In Skandinavien habe Quoten zur gewünschten Erhöhung des Frauenanteils geführt. „Dafür gibt es dort jetzt Debatten über die sogenannten Goldröcke, also Frauen, die in vielen verschiedenen Gremien vertreten sind.“ Eine entbehrliche Debatte. „Bei Männern, die viele Funktionen innehaben, heißt es umgekehrt, wow, schau, wie gut der vernetzt ist.“

"Ein gemischtes Gremium schafft Buntheit"

Laut Grantner-Planitzer gehe es im Beirat aber um mehr als den Frauenanteil. „Ein gemischtes Gremium schafft Buntheit.“ Es gehe darum, gesellschaftliche Realitäten und Entwicklungen abzubilden, daher spiele neben dem Geschlecht etwa auch die Altersstruktur, der berufliche Hintergrund, die Herkunft eine Rolle. „Diese Vielfalt ist gewollt, sie macht den Unterschied“, betont Stock.
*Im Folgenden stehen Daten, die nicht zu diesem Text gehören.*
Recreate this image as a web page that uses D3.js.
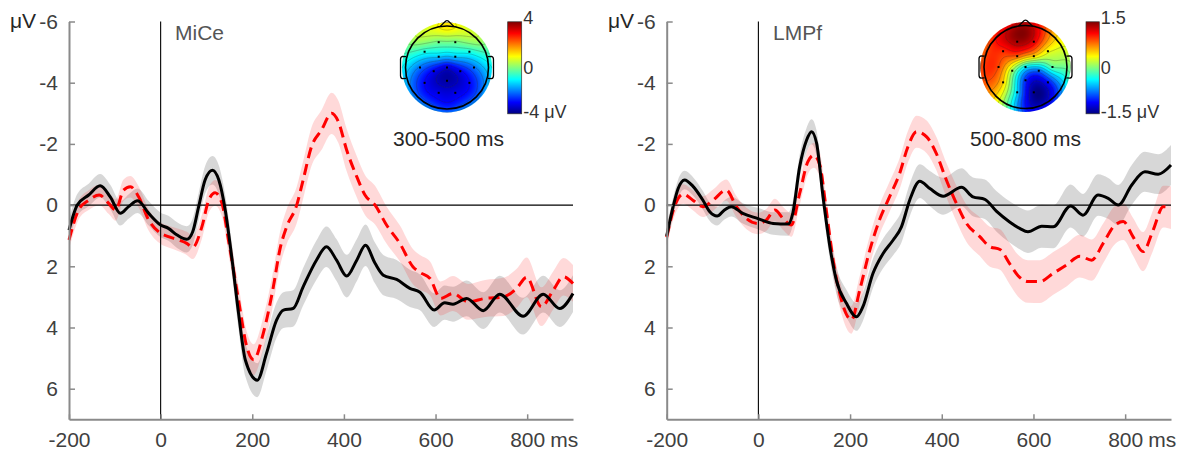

Doch nicht nur in der Zusammensetzung, auch bei den Anforderungsprofilen für Aufsichtsräte habe sich viel getan. Es gehe teilweise um komplexe Themen und Haftungsfragen. Neben entsprechendem wirtschaftlichen Grundverständnis sei daher auch Aus- und Weiterbildung unerlässlich. Bei Raiffeisen werde das stark forciert. Es gebe eigene, jährlich adaptierte Bildungspläne. Das nötige Know-how wird auf einem eigenen Campus vermittelt. Abschlussprüfung inklusive. „Zeitaufwand und Anforderungen sind hier sicherlich fordernd.“
Die Fusionswelle von Primärbanken im Raiffeisensektor biete auch im Zusammenhang mit der Zusammensetzung von Aufsichtsratsräten Chancen. „Solche Funktionen – das sind keine Erbhöfe mehr“, betont Stock.